Much like the first two days of oral arguments, the liberal justices defended the bill.

"If we strike down one provision, we're not taking that power away from Congress," Justice Sonia Sotomayor said. "Congress could look at it without the mandatory-coverage provision and say this model doesn't work; let's start from the beginning."

A large part of Clement's debate with the justices concerned what Congress supposedly intended in passing the law, and whether severing the individual mandate and allowing the law to survive would go against that intention.

"Is a loaf better than no loaf?" Justice Elana Kagan asked. "And on something like the exchanges, it seems to me a perfect example where half a loaf is better than no loaf. The exchanges will do something. They won't do everything that Congress envisioned."

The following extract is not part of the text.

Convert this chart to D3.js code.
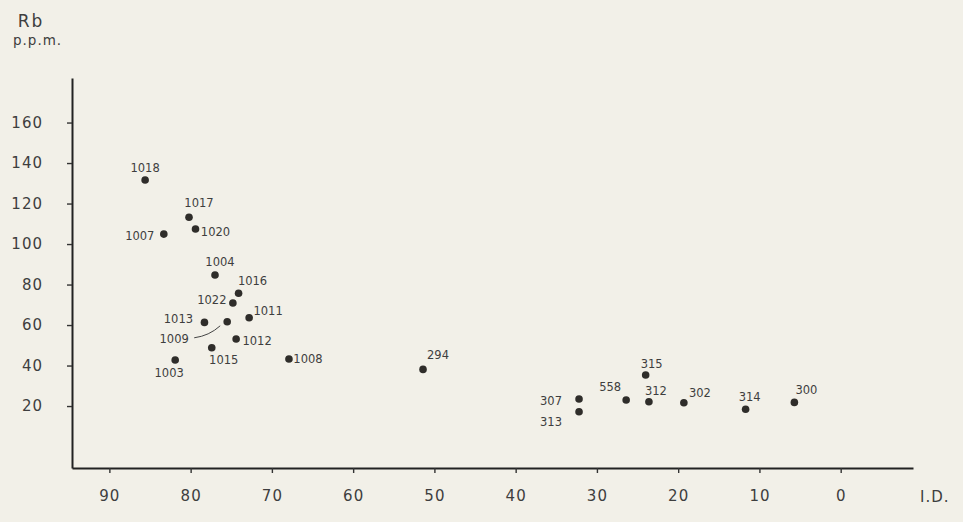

Clement responded that there are situations where half a loaf is actually worse. "I do think the question that this court is supposed to ask is not just whether they can limp along and they can operate independently, but whether they operate in a manner that Congress intended," he said.

The best answer "might be to say, we've struck the heart of this act, let's just give Congress a clean slate," he added. The gallery erupted with laughter when the lawyer facetiously said it wouldn't "be a big deal" for Congress to re-enact the law in a couple of days.

"You can laugh at me if you want," he said, "but the point is, I rather suspect that it won't be easy. Because I rather suspect that if you actually dug into that, there'd be something that was quite controversial in there, and it couldn't be passed quickly."

Chief Justice John Roberts pointed out that many of the miscellaneous provisions of the bill, like the black-lung provision and the Indian health care provision, were shoehorned into the law as the price for a vote. They too face peril if the law is deemed unconstitutional because of the individual mandate, he said.

Edwin Kneedler, the deputy solicitor general arguing on behalf of the Obama administration, said the discussion is moot.

"There should be no occasion for the court in this case to consider issues of severability, because as we argue, the minimum coverage provision is fully consistent with Article I of the Constitution," Kneedler said.

Emphasizing that it is unrealistic to go through the entire bill line by line, Justice Antonin Scalia met with laughter when he asked, "You really want us to go through these 2,700 pages? And do you really expect the court to do that? Or do you expect us to give this function to our law clerks?"

H. Bartow III, who was appointed by the court to argue for striking the mandate and keeping the rest of the bill, stressed that Congress should be able to come up with another way to protect discrimination against people with pre-existing conditions and the other provisions of the law that do not pertain to the individual mandate.

"Even without the minimum coverage provision, there will be a lot of other incentives still to bring young people into the market and to keep them in the market," he argued.

The three days of arguments ended with Clement taking four minutes to rebut.

"The choice is to give Congress the task of fixing this statute, the residuum of this statute after some of it is struck down, or giving them the task of simply fixing the problem on a clean slate," he said. "I don't think that is a close choice."

The case was submitted, and a ruling is expected in June.